**Information shown**
════
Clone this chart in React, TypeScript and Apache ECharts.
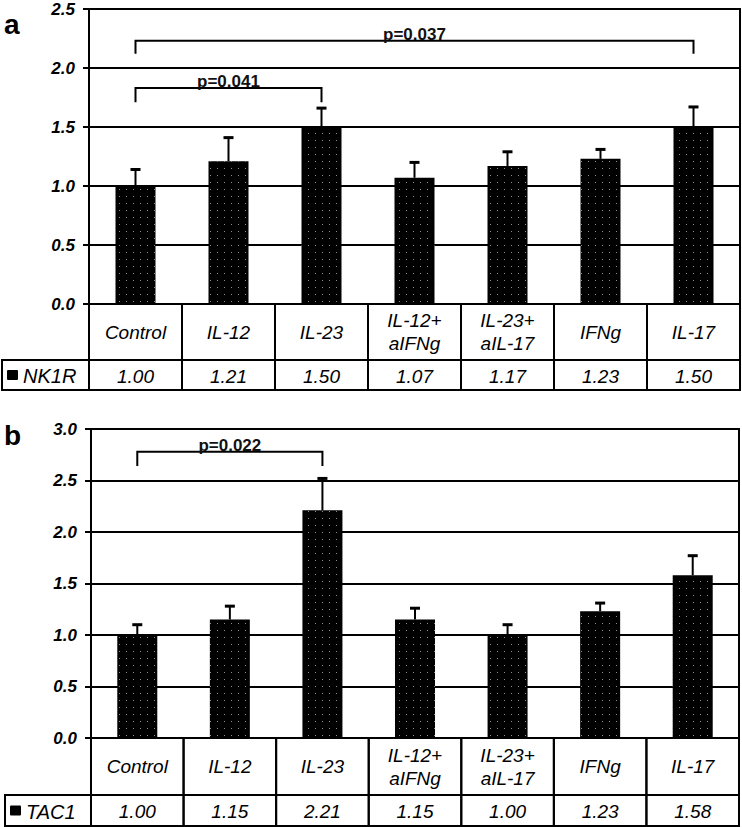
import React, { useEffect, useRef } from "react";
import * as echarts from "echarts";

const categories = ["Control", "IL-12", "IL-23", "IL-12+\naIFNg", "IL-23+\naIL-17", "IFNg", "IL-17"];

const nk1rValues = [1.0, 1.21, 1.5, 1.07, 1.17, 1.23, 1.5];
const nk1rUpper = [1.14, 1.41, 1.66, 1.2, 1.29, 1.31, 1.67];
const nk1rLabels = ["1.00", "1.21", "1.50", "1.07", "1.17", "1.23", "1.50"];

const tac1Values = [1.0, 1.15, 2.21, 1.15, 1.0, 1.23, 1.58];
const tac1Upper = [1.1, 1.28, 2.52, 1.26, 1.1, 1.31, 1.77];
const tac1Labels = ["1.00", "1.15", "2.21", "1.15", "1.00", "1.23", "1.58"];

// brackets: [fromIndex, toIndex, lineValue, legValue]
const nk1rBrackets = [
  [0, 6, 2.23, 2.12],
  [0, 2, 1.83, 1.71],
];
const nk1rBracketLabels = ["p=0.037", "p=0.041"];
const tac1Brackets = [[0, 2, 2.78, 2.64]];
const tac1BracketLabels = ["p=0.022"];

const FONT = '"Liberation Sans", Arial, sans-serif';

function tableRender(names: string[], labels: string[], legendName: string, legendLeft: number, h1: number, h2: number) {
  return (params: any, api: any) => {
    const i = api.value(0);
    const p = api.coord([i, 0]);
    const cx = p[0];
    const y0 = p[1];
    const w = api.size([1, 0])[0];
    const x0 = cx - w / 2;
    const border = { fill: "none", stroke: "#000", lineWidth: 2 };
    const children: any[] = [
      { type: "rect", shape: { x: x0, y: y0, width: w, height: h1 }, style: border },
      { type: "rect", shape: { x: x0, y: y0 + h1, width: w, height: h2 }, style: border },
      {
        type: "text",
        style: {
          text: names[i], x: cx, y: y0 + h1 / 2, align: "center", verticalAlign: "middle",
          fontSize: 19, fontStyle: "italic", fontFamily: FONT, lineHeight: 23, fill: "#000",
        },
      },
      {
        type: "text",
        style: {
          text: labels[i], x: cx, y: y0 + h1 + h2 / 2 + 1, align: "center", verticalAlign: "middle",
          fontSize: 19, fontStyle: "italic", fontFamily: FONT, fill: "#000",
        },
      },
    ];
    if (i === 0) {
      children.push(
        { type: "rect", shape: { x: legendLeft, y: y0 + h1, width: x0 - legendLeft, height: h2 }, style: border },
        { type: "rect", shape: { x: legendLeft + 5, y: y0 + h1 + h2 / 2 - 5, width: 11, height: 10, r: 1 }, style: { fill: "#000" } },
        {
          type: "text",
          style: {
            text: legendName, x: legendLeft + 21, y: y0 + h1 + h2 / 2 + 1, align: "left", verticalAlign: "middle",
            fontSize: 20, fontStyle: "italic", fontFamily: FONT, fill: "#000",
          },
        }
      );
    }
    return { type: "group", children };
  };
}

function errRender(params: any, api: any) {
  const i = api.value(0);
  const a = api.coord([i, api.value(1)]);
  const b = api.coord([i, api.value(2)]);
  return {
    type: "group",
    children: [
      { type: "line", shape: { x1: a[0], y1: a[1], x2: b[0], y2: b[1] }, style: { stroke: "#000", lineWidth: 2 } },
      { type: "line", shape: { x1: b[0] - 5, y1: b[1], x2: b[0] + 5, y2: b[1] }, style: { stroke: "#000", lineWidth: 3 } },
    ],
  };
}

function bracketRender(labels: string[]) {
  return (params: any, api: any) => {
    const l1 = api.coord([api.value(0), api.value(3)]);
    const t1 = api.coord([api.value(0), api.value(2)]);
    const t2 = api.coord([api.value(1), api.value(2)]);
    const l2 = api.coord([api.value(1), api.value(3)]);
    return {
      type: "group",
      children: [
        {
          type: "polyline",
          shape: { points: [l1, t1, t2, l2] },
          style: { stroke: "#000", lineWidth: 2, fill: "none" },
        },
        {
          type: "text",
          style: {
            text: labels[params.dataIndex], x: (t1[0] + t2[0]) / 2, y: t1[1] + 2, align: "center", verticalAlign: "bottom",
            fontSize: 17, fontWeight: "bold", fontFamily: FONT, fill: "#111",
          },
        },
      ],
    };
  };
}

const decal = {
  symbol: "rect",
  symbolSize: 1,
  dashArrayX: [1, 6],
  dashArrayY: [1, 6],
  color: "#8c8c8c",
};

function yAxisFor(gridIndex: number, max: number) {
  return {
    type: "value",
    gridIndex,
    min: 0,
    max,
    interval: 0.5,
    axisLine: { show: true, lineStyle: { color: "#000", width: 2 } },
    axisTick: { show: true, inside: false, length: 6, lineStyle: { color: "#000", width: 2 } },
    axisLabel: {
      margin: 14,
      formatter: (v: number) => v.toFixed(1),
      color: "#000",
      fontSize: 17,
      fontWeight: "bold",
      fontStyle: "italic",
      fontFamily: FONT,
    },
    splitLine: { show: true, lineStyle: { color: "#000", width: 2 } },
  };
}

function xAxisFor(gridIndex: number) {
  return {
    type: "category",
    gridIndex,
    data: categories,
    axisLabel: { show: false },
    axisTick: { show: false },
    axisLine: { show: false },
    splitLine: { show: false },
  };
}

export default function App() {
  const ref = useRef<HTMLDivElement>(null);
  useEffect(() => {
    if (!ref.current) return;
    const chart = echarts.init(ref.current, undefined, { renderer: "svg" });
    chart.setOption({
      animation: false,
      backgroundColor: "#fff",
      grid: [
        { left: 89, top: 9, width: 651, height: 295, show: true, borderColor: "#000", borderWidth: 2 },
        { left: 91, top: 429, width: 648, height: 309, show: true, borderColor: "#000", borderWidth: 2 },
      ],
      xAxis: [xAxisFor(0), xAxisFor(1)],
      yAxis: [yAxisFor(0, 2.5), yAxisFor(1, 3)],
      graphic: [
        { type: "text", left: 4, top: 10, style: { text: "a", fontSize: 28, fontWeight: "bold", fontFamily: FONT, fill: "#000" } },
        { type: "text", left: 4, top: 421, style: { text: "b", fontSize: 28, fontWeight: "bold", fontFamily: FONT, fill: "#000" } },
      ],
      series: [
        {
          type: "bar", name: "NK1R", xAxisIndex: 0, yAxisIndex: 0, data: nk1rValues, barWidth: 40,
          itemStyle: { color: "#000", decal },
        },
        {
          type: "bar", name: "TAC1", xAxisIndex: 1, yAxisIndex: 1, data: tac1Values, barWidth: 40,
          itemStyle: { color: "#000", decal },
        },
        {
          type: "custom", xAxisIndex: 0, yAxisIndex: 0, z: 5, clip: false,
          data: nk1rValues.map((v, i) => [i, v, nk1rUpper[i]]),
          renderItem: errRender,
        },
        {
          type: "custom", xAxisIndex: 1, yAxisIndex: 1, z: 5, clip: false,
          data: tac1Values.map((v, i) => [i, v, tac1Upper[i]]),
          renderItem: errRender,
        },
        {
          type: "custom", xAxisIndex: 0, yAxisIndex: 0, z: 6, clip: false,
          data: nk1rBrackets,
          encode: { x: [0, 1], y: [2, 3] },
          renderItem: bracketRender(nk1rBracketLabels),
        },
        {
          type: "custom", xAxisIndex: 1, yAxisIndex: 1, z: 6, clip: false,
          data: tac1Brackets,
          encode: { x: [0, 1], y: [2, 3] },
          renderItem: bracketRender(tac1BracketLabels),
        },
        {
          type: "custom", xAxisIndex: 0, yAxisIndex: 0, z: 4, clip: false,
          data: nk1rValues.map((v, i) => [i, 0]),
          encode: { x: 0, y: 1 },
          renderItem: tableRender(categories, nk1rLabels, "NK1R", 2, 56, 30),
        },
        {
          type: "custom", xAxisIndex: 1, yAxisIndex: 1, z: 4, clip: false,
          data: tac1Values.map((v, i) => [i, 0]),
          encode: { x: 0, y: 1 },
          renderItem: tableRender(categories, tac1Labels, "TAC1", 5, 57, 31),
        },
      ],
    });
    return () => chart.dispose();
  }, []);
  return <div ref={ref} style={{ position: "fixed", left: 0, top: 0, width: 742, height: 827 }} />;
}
════
**Task prompt**
From the listing above, copy out each line where the word "React" appears.

**Result of this task**
Clone this chart in React, TypeScript and Apache ECharts.
import React, { useEffect, useRef } from "react";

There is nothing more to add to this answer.